▶ [MATERIAL PROVIDED]:
◆ ◆ ◆ ◆ ◆ ◆ ◆

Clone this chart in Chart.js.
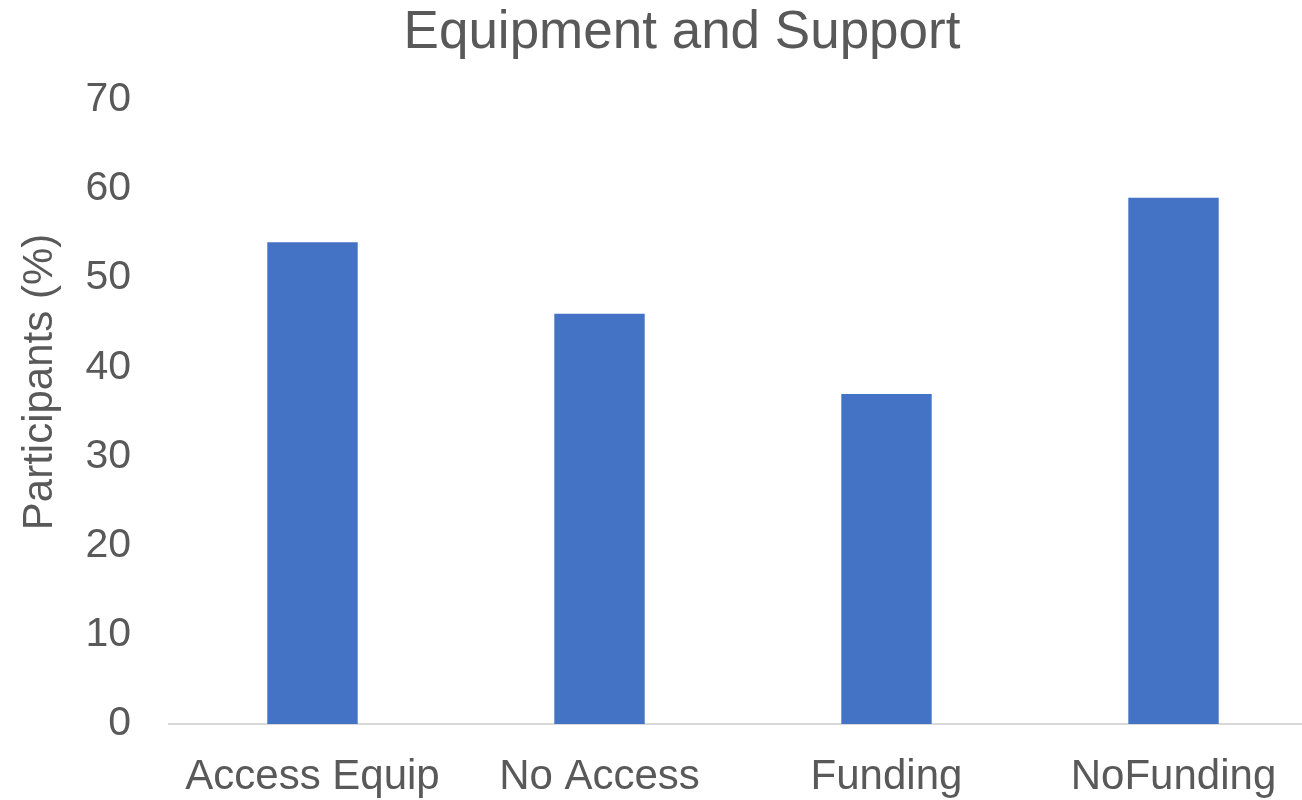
<!DOCTYPE html>
<html>
<head>
<meta charset="utf-8">
<script src="https://cdn.jsdelivr.net/npm/chart.js@4/dist/chart.umd.min.js"></script>
<style>
  html, body { margin: 0; padding: 0; background: #fff; overflow: hidden; }
  /* the original plot runs slightly past the right edge of the picture */
  #wrap { width: 1317px; height: 800px; }
</style>
</head>
<body>
<div id="wrap"><canvas id="chart"></canvas></div>
<script>
// Chart data
const categories = ['Access Equip', 'No Access', 'Funding', 'NoFunding'];
const participants = [54, 46, 37, 59];
const yTicks = [0, 10, 20, 30, 40, 50, 60, 70];
const yTitle = 'Participants (%)';

const textColor = '#595959';
const fontFamily = 'Arial, "Liberation Sans", sans-serif';

// Draw the y axis title a bit above the plot centre, like the original
const yTitlePlugin = {
    id: 'yTitle',
    afterDraw(chart) {
        const c = chart.ctx;
        c.save();
        c.translate(40, 382);
        c.rotate(-Math.PI / 2);
        c.font = '42px ' + fontFamily;
        c.fillStyle = textColor;
        c.textAlign = 'center';
        c.textBaseline = 'middle';
        c.fillText(yTitle, 0, 0);
        c.restore();
    }
};

const ctx = document.getElementById('chart').getContext('2d');
new Chart(ctx, {
    type: 'bar',
    data: {
        labels: categories,
        datasets: [{
            label: yTitle,
            data: participants,
            backgroundColor: '#4472C4',
            borderWidth: 0,
            categoryPercentage: 1,
            barPercentage: 0.315
        }]
    },
    options: {
        responsive: true,
        maintainAspectRatio: false,
        animation: false,
        layout: { padding: { left: 47, right: 0, top: 0, bottom: 0 } },
        plugins: {
            legend: { display: false },
            tooltip: { enabled: false },
            title: {
                display: true,
                text: 'Equipment and Support',
                color: textColor,
                font: { family: fontFamily, size: 53, weight: 'normal' },
                padding: { top: 2, bottom: 34 }
            }
        },
        scales: {
            x: {
                grid: { display: false },
                border: { display: true, color: '#d9d9d9', width: 2 },
                ticks: {
                    color: textColor,
                    font: { family: fontFamily, size: 42 },
                    padding: 20,
                    maxRotation: 0
                },
                afterFit: function(scale) { scale.height = 76; }
            },
            y: {
                min: 0,
                max: 70,
                grid: { display: false },
                border: { display: false },
                afterBuildTicks: function(scale) {
                    scale.ticks = yTicks.map(v => ({ value: v }));
                },
                ticks: {
                    color: textColor,
                    font: { family: fontFamily, size: 41 },
                    padding: 30
                },
                afterFit: function(scale) { scale.width = 122; }
            }
        }
    },
    plugins: [yTitlePlugin]
});
</script>
</body>
</html>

◆ ◆ ◆ ◆ ◆ ◆ ◆

Omit every picture while copying the listing above exactly.

Clone this chart in Chart.js.
<!DOCTYPE html>
<html>
<head>
<meta charset="utf-8">
<script src="https://cdn.jsdelivr.net/npm/chart.js@4/dist/chart.umd.min.js"></script>
<style>
  html, body { margin: 0; padding: 0; background: #fff; overflow: hidden; }
  /* the original plot runs slightly past the right edge of the picture */
  #wrap { width: 1317px; height: 800px; }
</style>
</head>
<body>
<div id="wrap"><canvas id="chart"></canvas></div>
<script>
// Chart data
const categories = ['Access Equip', 'No Access', 'Funding', 'NoFunding'];
const participants = [54, 46, 37, 59];
const yTicks = [0, 10, 20, 30, 40, 50, 60, 70];
const yTitle = 'Participants (%)';

const textColor = '#595959';
const fontFamily = 'Arial, "Liberation Sans", sans-serif';

// Draw the y axis title a bit above the plot centre, like the original
const yTitlePlugin = {
    id: 'yTitle',
    afterDraw(chart) {
        const c = chart.ctx;
        c.save();
        c.translate(40, 382);
        c.rotate(-Math.PI / 2);
        c.font = '42px ' + fontFamily;
        c.fillStyle = textColor;
        c.textAlign = 'center';
        c.textBaseline = 'middle';
        c.fillText(yTitle, 0, 0);
        c.restore();
    }
};

const ctx = document.getElementById('chart').getContext('2d');
new Chart(ctx, {
    type: 'bar',
    data: {
        labels: categories,
        datasets: [{
            label: yTitle,
            data: participants,
            backgroundColor: '#4472C4',
            borderWidth: 0,
            categoryPercentage: 1,
            barPercentage: 0.315
        }]
    },
    options: {
        responsive: true,
        maintainAspectRatio: false,
        animation: false,
        layout: { padding: { left: 47, right: 0, top: 0, bottom: 0 } },
        plugins: {
            legend: { display: false },
            tooltip: { enabled: false },
            title: {
                display: true,
                text: 'Equipment and Support',
                color: textColor,
                font: { family: fontFamily, size: 53, weight: 'normal' },
                padding: { top: 2, bottom: 34 }
            }
        },
        scales: {
            x: {
                grid: { display: false },
                border: { display: true, color: '#d9d9d9', width: 2 },
                ticks: {
                    color: textColor,
                    font: { family: fontFamily, size: 42 },
                    padding: 20,
                    maxRotation: 0
                },
                afterFit: function(scale) { scale.height = 76; }
            },
            y: {
                min: 0,
                max: 70,
                grid: { display: false },
                border: { display: false },
                afterBuildTicks: function(scale) {
                    scale.ticks = yTicks.map(v => ({ value: v }));
                },
                ticks: {
                    color: textColor,
                    font: { family: fontFamily, size: 41 },
                    padding: 30
                },
                afterFit: function(scale) { scale.width = 122; }
            }
        }
    },
    plugins: [yTitlePlugin]
});
</script>
</body>
</html>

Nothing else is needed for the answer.